A l’image de la famille d’Adama Traoré, la courageuse famille de Mike se prépare au combat! Ils empêchent les bonnes consciences blanches de se rendormir. «Divine surprise!», comme ils disent, nous venons de lire dans 24 heures1 que «le président du collectif A qui le tour appelle à la révolte des noirs de Suisse». La dénonciation, par ces jeunes d’ascendance africaine, d’une prétendue coexistence pacifique entre les races contribuera certainement à la déconstruction, que nous appelons de nos vœux, du système suisse, capitaliste, raciste et sexiste!

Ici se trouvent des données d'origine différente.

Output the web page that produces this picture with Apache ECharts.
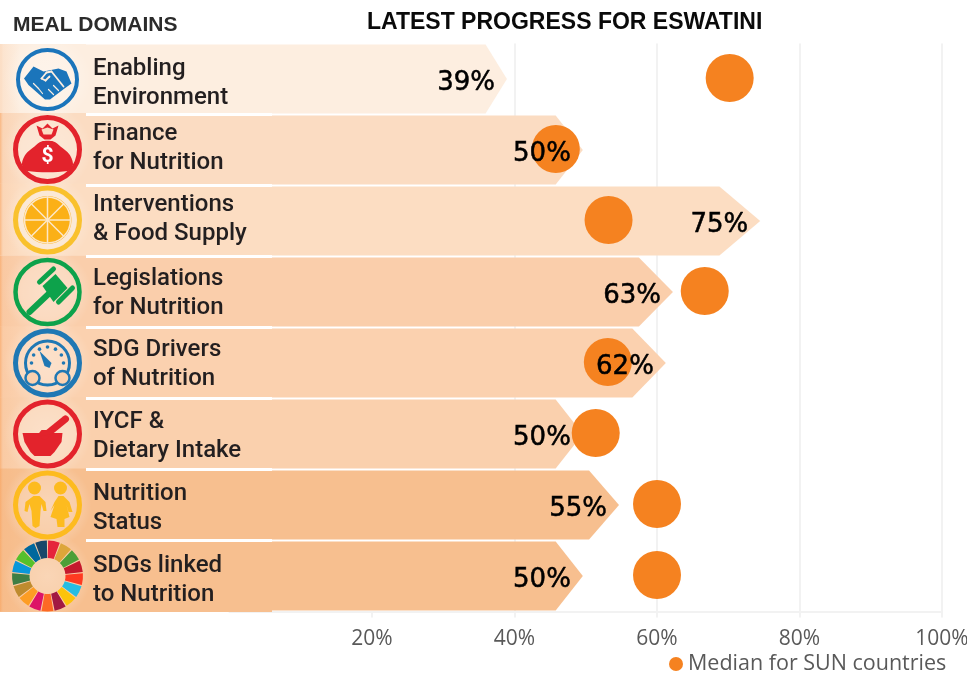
<!DOCTYPE html>
<html>
<head>
<meta charset="utf-8">
<style>html,body{margin:0;padding:0;background:#fff}#c{width:967px;height:673px}</style>
<script src="https://cdn.jsdelivr.net/npm/echarts@6/dist/echarts.min.js"></script>
</head>
<body>
<div id="c"></div>
<script>
const categories = ['Enabling\nEnvironment','Finance\nfor Nutrition','Interventions\n& Food Supply','Legislations\nfor Nutrition','SDG Drivers\nof Nutrition','IYCF &\nDietary Intake','Nutrition\nStatus','SDGs linked\nto Nutrition'];
const progress = [39.1, 49.8, 74.8, 62.5, 61.5, 49.8, 54.9, 49.8];
const median = [70.2, 45.8, 53.2, 66.7, 53.1, 51.4, 60, 60];
const rowColors = ['#FDEEE0','#FBDCC2','#FCDDC2','#FACEAB','#FBD1AF','#FAD0AD','#F7BF8F','#F7BF8F'];
const xTicks = [20, 40, 60, 80, 100];
const sdgColors = ['#E5243B','#DDA63A','#4C9F38','#C5192D','#FF3A21','#26BDE2','#FCC30B','#A21942','#FD6925','#DD1367','#FD9D24','#BF8B2E','#3F7E44','#0A97D9','#56C02B','#00689D','#19486A'];
const legendName = 'Median for SUN countries';

const rowH = 69, Z = 10;
const labelCy = [83.5,148,219.5,293,364.5,436.5,508,580.5];
// ---- decoration: icons in the left column ----
const ring = (r,w,c)=>({type:'circle',shape:{r},style:{fill:'none',stroke:c,lineWidth:w},z:Z+1});
const disc = (x,y,r,c,z)=>({type:'circle',shape:{cx:x,cy:y,r},style:{fill:c},z:z||Z+2});
const poly = (points,c,smooth,z)=>({type:'polygon',shape:{points,smooth:smooth||0},style:{fill:c},z:z||Z+2});
const seg = (x1,y1,x2,y2,c,w,z)=>({type:'line',shape:{x1,y1,x2,y2},style:{stroke:c,lineWidth:w,lineCap:'round'},z:z||Z+2});
const blue='#1B75BB', red='#E3232C', yellow='#F9C12D', green='#0DA24B', blue2='#1F78B4', yel2='#FDBB1F';
const cream='#FDEEE0';

const icons = [
 [ring(29.5,4,blue),
  poly([[-23.5,-1],[-14,-13],[-4,-8],[11,-11],[19,-8],[24,4],[17,9],[2.5,20],[-2.5,20],[-19,5.5]],blue),
  seg(-6,-1,-1,-7,cream,1.8,Z+3),seg(-1,-7,4,-8,cream,1.8,Z+3),seg(4,-8,16,7,cream,1.8,Z+3),seg(-6,-1,-2,1,cream,1.8,Z+3),seg(-2,1,2,-3,cream,1.8,Z+3),
  seg(-14,4,-9,9,cream,1.2,Z+3),seg(-9,9,-5,14,cream,1.2,Z+3),seg(6,15,1,10,cream,1.2,Z+3),seg(11,11,6,6,cream,1.2,Z+3)],
 [ring(32,5,red),
  poly([[-20,21.5],[-25.5,15],[-22,5],[-13,-3],[-6,-8],[6,-8],[13,-3],[22,5],[25.5,15],[20,21.5]],red,0.3),
  poly([[-11,-24],[-5,-21],[0,-26],[5,-21],[11,-24],[8,-14],[3,-10],[-3,-10],[-8,-14]],red),
  poly([[-6,-20],[0,-22],[6,-20],[4,-15],[-4,-15]],'#FBDCC2','',Z+3),
  {type:'text',x:0,y:7,style:{text:'$',fontSize:21,fontWeight:'bold',fontFamily:'Roboto',fill:'#fff',textAlign:'center',textVerticalAlign:'middle'},z:Z+3}],
 [ring(32,5,yellow),
  disc(0,0,29,'#FBE9D6',Z),
  disc(0,0,24,'#FBB017'),
  {type:'circle',shape:{r:23},style:{fill:'none',stroke:'#FDE7C8',lineWidth:1.5},z:Z+3},
  ...[0,1,2,3].map(i=>{const a=i*Math.PI/4,c=Math.cos(a)*23,s=Math.sin(a)*23;return seg(-c,-s,c,s,'#FDE7C8',1.5,Z+3);})],
 [ring(32,4.5,green),
  seg(-18,20,1,2,green,6),
  poly([[-5,-6],[8,-18],[20,-4],[6,10]],green),
  seg(-8,-10,6,-23,green,5),
  seg(11,10,25,-4,green,5)],
 [ring(32,5,blue2),
  ring(22,3,blue2),
  ...[-150,-120,-90,-60,-30,-180,0].map(d=>disc(Math.cos(d*Math.PI/180)*16,Math.sin(d*Math.PI/180)*16,1.8,blue2)),
  poly([[-8,-12],[4,0],[2,5],[-3,3]],blue2),
  {type:'circle',shape:{cx:-15,cy:15,r:7},style:{fill:'#FBD1AF',stroke:blue2,lineWidth:2.5},z:Z+3},
  {type:'circle',shape:{cx:15,cy:15,r:7},style:{fill:'#FBD1AF',stroke:blue2,lineWidth:2.5},z:Z+3}],
 [ring(32,5,red),
  poly([[-25,-1],[15,-1],[14,8],[7,18],[3,22],[-13,22],[-17,18],[-23,8]],red),
  seg(-3,2,18,-15,red,7),
  poly([[-10,1],[-6,-4],[3,-4],[5,-1],[-2,2]],red)],
 [ring(32,5,yel2),
  disc(-13,-17,6.5,yel2),disc(13,-17,6.5,yel2),
  poly([[-23,6],[-22,-3],[-14,-9],[-8,-9],[-2,-3],[-1,6],[-4,6],[-6,-1],[-7,6],[-8,21],[-12,23],[-15,21],[-16,6],[-18,-1],[-20,7]],yel2),
  poly([[3,6],[7,-3],[11,-9],[16,-9],[22,-3],[25,7],[21,7],[19,0],[22,12],[17,14],[17,22],[10,22],[9,14],[3,12],[7,0]],yel2)],
 sdgColors.map((c,i)=>({type:'sector',shape:{r:35.5,r0:18,startAngle:(-90+i*360/17+1)*Math.PI/180,endAngle:(-90+(i+1)*360/17-1)*Math.PI/180},style:{fill:c},z:Z+1}))
];

const iconCy = [79.5,149.5,220,292,363,434,505,576];
const graphics = [];
categories.forEach((name,i)=>{
  const top = iconCy[i]-35.5;
  // solid left column: no white gap between rows here
  graphics.push({type:'rect',shape:{x:0,y:i===0?44:top-1,width:86,height:i===0?70:72},style:{fill:rowColors[i]},z:Z-1});
  // orange edge fading into the row
  graphics.push({type:'rect',shape:{x:0,y:i===0?44:top-1,width:20,height:i===0?70:72},
    style:{fill:{type:'linear',x:0,y:0,x2:1,y2:0,colorStops:[{offset:0,color:i===0?'rgba(250,200,160,0.4)':'rgba(248,160,90,0.6)'},{offset:0.15,color:'rgba(248,170,110,0.15)'},{offset:1,color:'rgba(248,170,110,0)'}]}},z:Z-1});
  // soft light halo behind the icon
  graphics.push({type:'circle',shape:{cx:47.5,cy:iconCy[i],r:44},
    style:{fill:{type:'radial',x:0.5,y:0.5,r:0.5,colorStops:[{offset:0,color:'rgba(255,255,255,0.35)'},{offset:0.6,color:'rgba(255,255,255,0.25)'},{offset:1,color:'rgba(255,255,255,0)'}]}},z:Z});
  graphics.push({type:'group',x:47.5,y:iconCy[i],children:icons[i]});
  // wider white gap beside the icon column
  if(i<7) graphics.push({type:'rect',shape:{x:86,y:113+71*i,width:186,height:3},style:{fill:'#fff'},z:5});
  // row name, placed row by row as in the panel
  graphics.push({type:'text',x:93,y:labelCy[i],z:6,style:{text:name,textAlign:'left',textVerticalAlign:'middle',fontFamily:'Roboto',fontWeight:500,fontSize:24,lineHeight:29,fill:'#231f20'}});
});
// the label panel runs one pixel past the axis line
graphics.push({type:'rect',shape:{x:0,y:609,width:272,height:3},style:{fill:rowColors[7]},z:5});

const chart = echarts.init(document.getElementById('c'),null,{renderer:'canvas'});
chart.setOption({
  animation:false,
  backgroundColor:'#fff',
  title:[
    {text:'LATEST PROGRESS FOR ESWATINI',left:362,top:6,textStyle:{fontFamily:'Liberation Sans',fontWeight:'bold',fontSize:23,color:'#0a0a0a'}},
    {text:'MEAL DOMAINS',left:8,top:10,textStyle:{fontFamily:'Liberation Sans',fontWeight:'bold',fontSize:21,color:'#2b2b2b'}}
  ],
  legend:{data:[{name:legendName,icon:'circle'}],left:664,top:648,itemWidth:14,itemHeight:14,itemGap:7,textStyle:{fontFamily:'Open Sans',fontSize:21.5,color:'#595959'}},
  grid:{left:229.5,right:25,top:43.5,height:568,outerBoundsMode:'none'},
  xAxis:{type:'value',min:0,max:100,interval:20,z:0,
    axisLabel:{customValues:xTicks,formatter:v=>v+'%',fontFamily:'Open Sans',fontSize:21,color:'#595959',margin:17},
    axisLine:{show:true,lineStyle:{color:'#f2f2f2',width:2}},
    axisTick:{show:true,customValues:xTicks,length:6,lineStyle:{color:'#f2f2f2',width:2}},
    splitLine:{show:true,showMinLine:false,lineStyle:{color:'#f2f2f2',width:2}}},
  yAxis:{type:'category',inverse:true,data:categories,
    axisLine:{show:false},axisTick:{show:false},splitLine:{show:false},axisLabel:{show:false}},
  graphic:{elements:graphics},
  series:[
    {type:'custom',name:'Progress',z:2,silent:true,clip:false,
      data:progress.map((v,i)=>[v,i]),
      encode:{x:0,y:1},
      renderItem(params,api){
        const v=api.value(0), p=api.coord([v,api.value(1)]);
        const tip=p[0]-0.03*v, sh=tip-0.545*v, t=p[1]-rowH/2, b=p[1]+rowH/2;
        return {type:'polygon',shape:{points:[[0,t],[sh,t],[tip,p[1]],[sh,b],[0,b]]},style:{fill:rowColors[params.dataIndex]}};
      }},
    {type:'scatter',name:legendName,z:3,silent:true,symbol:'circle',symbolSize:48,symbolOffset:[0,-1],
      itemStyle:{color:'#F58220',opacity:1},
      data:median.map((v,i)=>[v,i])},
    {type:'custom',name:'Progress labels',z:4,silent:true,clip:false,
      data:progress.map((v,i)=>[v,i]),
      encode:{x:0,y:1},
      renderItem(params,api){
        const v=api.value(0), p=api.coord([v,api.value(1)]);
        return {type:'text',x:p[0]-0.03*v-12,y:p[1]+4,style:{text:Math.round(v)+'%',textAlign:'right',textVerticalAlign:'middle',fontFamily:'DejaVu Sans',fontSize:26,fill:'#000',stroke:'#000',lineWidth:0.5}};
      }}
  ]
});
</script>
</body>
</html>
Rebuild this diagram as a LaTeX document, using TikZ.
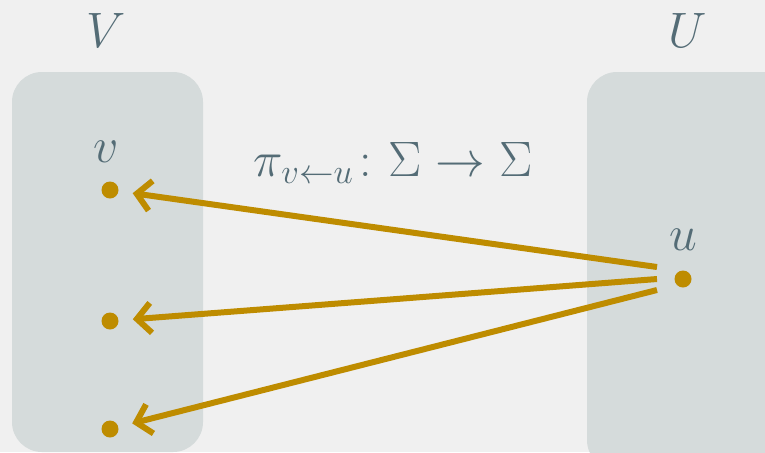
\documentclass[tikz,border=0pt]{standalone}
\usepackage{amsmath,amssymb}
\usepackage{xcolor}
\usepackage{tikz}
\usetikzlibrary{arrows.meta,positioning,calc}
\definecolor{bgpage}{RGB}{240,240,240}
\definecolor{setbox}{RGB}{213,219,219}
\definecolor{ink}{RGB}{84,108,118}
\definecolor{gold}{RGB}{190,140,0}
\tikzset{
  elem/.style={circle,fill=gold,inner sep=0pt,minimum size=8.5pt},
  lbl/.style={text=ink,font=\fontsize{24}{28}\selectfont},
  mapto/.style={gold,line width=3pt,-{Straight Barb[length=7pt,width=15pt,line width=3pt]},shorten >=7pt}
}
\begin{document}
\begin{tikzpicture}[x=0.5pt,y=-0.5pt]
\useasboundingbox[fill=bgpage] (0,0) rectangle (765,452);
% the two sets
\fill[setbox,rounded corners=15pt] (12,72) rectangle (203,452);
\fill[setbox,rounded corners=15pt] (587,72) rectangle (800,470);
\node[lbl] (Vlab) at (106,30) {$V$};
\node[lbl] (Ulab) at (688,30) {$U$};
% elements
\node[elem] (v1) at (110,190) {};
\node[elem] (v2) at (110,321) {};
\node[elem] (v3) at (110,429) {};
\node[elem] (u) at (683,279) {};
\node[lbl] (vlab) at (106,152) {$v$};
\node[lbl] (ulab) at (683,240) {$u$};
% maps
\coordinate (s1) at ($(u)+(-26,-12)$);
\coordinate (s2) at ($(u)+(-26,0)$);
\coordinate (s3) at ($(u)+(-26,11)$);
\draw[mapto] (s1) -- (v1);
\draw[mapto] (s2) -- (v2);
\draw[mapto] (s3) -- (v3);
\node[lbl] (pi) at (393,163) {$\pi_{v\leftarrow u}\colon \Sigma\to\Sigma$};
\end{tikzpicture}
\end{document}
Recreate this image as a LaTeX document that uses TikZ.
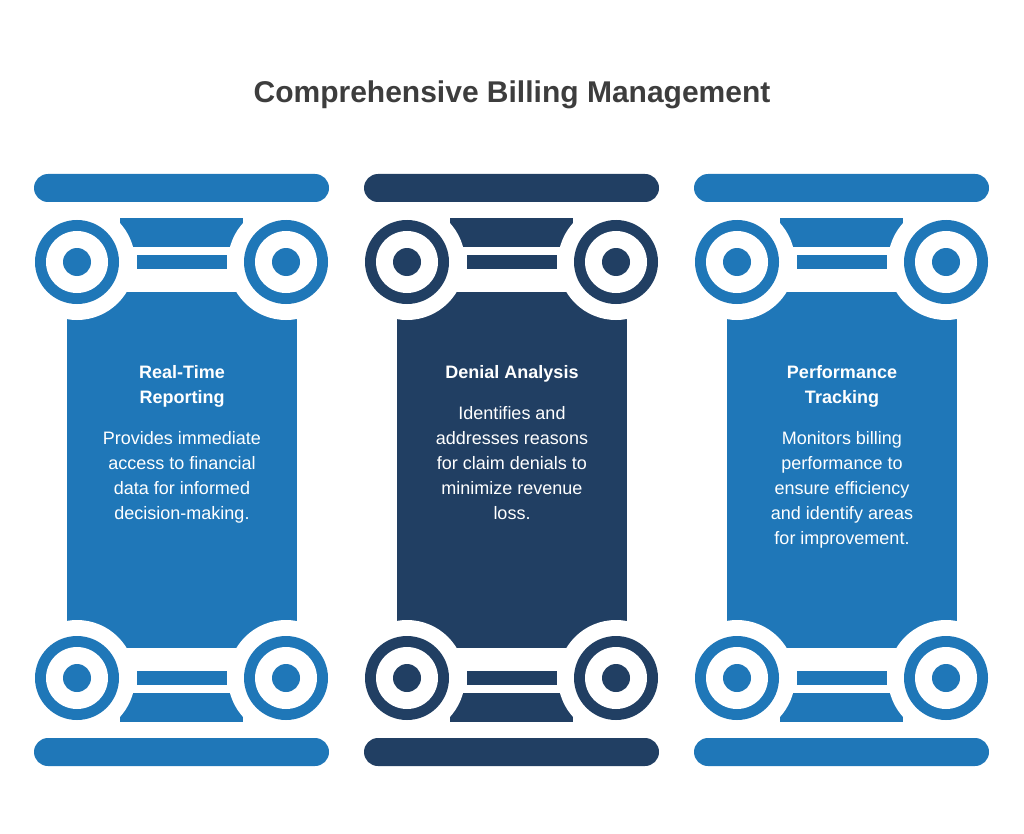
\documentclass[tikz,border=0pt]{standalone}
\usepackage{fontspec}
\setmainfont{Liberation Sans}
\definecolor{cblue}{HTML}{1F77B8}
\definecolor{cnavy}{HTML}{213F63}
\definecolor{ctitle}{HTML}{3D3D3D}
\tikzset{
 head/.style={text=white,font=\fontsize{18}{25}\selectfont\bfseries,align=center},
 body/.style={text=white,font=\fontsize{18}{25}\selectfont,align=center},
}
\newcommand{\capit}[3]{% x0, ycenter, sign (1 top, -1 bottom)
 \begin{scope}[shift={(#1,#2)},yscale=#3]
  \fill[colC,rounded corners=14pt] (0,-88) rectangle (295,-60);
  \fill[colC] (86,-44) rectangle (209,-15);
  \fill[colC] (103,-7) rectangle (193,7);
  \fill[colC] (33,30) rectangle (263,80);
  \fill[white] (43,0) circle (58pt) (252,0) circle (58pt);
  \foreach \cx in {43,252}{
   \fill[colC] (\cx,0) circle (42pt);
   \fill[white] (\cx,0) circle (31pt);
   \fill[colC] (\cx,0) circle (14pt);}
 \end{scope}}
\begin{document}
\begin{tikzpicture}[x=1pt,y=-1pt]
\useasboundingbox (0,0) rectangle (1024,834);
\node[font=\fontsize{30}{34}\selectfont\bfseries,text=ctitle] (title) at (512,95) {Comprehensive Billing Management};
\foreach \x/\c in {34/cblue,364/cnavy,694/cblue}{
 \colorlet{colC}{\c}
 \fill[colC] (\x+33,300) rectangle (\x+263,640);
 \capit{\x}{262}{1}
 \capit{\x}{678}{-1}
}
\node[head,anchor=north] (h1) at (182,362) {Real-Time\\Reporting};
\node[body,anchor=north] (b1) at (182,428) {Provides immediate\\access to financial\\data for informed\\decision-making.};
\node[head,anchor=north] (h2) at (512,362) {Denial Analysis};
\node[body,anchor=north] (b2) at (512,403) {Identifies and\\addresses reasons\\for claim denials to\\minimize revenue\\loss.};
\node[head,anchor=north] (h3) at (842,362) {Performance\\Tracking};
\node[body,anchor=north] (b3) at (842,428) {Monitors billing\\performance to\\ensure efficiency\\and identify areas\\for improvement.};
\end{tikzpicture}
\end{document}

L’ennui, c’est que, plus on va haut, plus la justice est lente. On en a peut-être pour des années. Il faudra maintenir la pression, notamment en exigeant, dès après les vacances – institution essentiellement contre-révolutionnaire –, une véritable «justice pour Nzoy».

Les condoléances indignes exprimées le soir même à l’attention de la famille de Ben par les autorités lausannoises manifestaient plus de faiblesse que de sincérité. Indice encourageant, dans cette lutte pour une police et une justice véritablement démocratiques!

Le philosophe politique

Le statut du policier est différent de tous les autres. Il est à la limite entre l’ordre et le désordre, entre l’autorisé et l’interdit. Derrière lui, il y a la civilisation, qui attend qu’il la protège. Devant lui, il y a la barbarie, qu’il a pour charge de contenir. Mais pour se faire comprendre des barbares – quand il s’agit, par exemple, d’interpeller un suspect –, il doit parler le barbare. Et le parler barbare ne vise ni le dialogue raisonnable, ni le consensus. Il est surtout fait de rapports de forces, de menaces et d’affrontements physiques. Nous attendons du policier qu’il parle aussi ce langage-là. Et en plus, nous exigeons qu’il le parle d’une façon civilisée.

Le policier est donc appelé à incarner, en permanence et à la perfection, les quatre vertus que sont la prudence, qui discerne la fin juste et les moyens adéquats; la tempérance, qui est maîtrise des instincts; la justice, qui rend à chacun son dû; et la force, c’est-à-dire le courage et la résistance. C’est aussi, soit dit en passant, la résistance morale du policier face à ceux qui le haïssent par principe, et l’appellent toute honte bue en cas de besoin.

Sur cette trame vertueuse, le policier ordinaire brode son action aussi bien qu’il peut, sachant que le moindre soupçon d’écart peut le conduire au tribunal.

Ses chefs jouent ici un rôle primordial. S’il est juste qu’ils lui imposent une discipline intraitable à l’interne, il est juste aussi qu’ils lui offrent une protection de même niveau face à la presse, toujours en quêtes d’émotions faciles, et aux politiques qui, démocratie oblige, désirent plaire à tout le monde.

Le point de vue du citoyen lambda

Bon, il paraît que c’était un trafiquant de drogue récidiviste, sous le coup de quatre mandats d’arrêt au moment du drame. Il avait dissimulé des boulettes de cocaïne dans ses joues. Interpellé, il a refusé de se rendre aux policiers et s’est débattu au point qu’ils ont dû s’y mettre à plusieurs pour le maîtriser. Il est mort sans qu’on sache exactement pourquoi. On a parlé de «multi-causalité». Moi, je trouve que ces policiers ont fait leur boulot. Je suis d’accord avec le Tribunal qui les a blanchis entièrement, ne reprenant même pas la violation du devoir de prudence qui avait été retenue par le procureur.

Mais pourquoi a-t-il fallu attendre cinq ans pour ce jugement? C’est bien trop long. La justice pénale devrait être rapide, passer quand les faits sont encore bien présents dans les mémoires et que l’affaire n’a pas encore eu le temps de pourrir. Car elle a vraiment pourri, cette affaire, au-delà de toutes proportions! Et ce n’est pas fini. Cela doit nous servir de leçon.

Et à propos de traîner, qu’attend donc la Municipalité de Lausanne pour faire disparaître l’énorme graffiti «la police tue» qui se trouve à César-Roux, sur le mur extérieur de l’«Espace autogéré», c’est-à-dire de l’ancienne Dolce Vita?

Notes:

1   24 heures du 22 juin, «Revivez ce procès inédit minute par minute».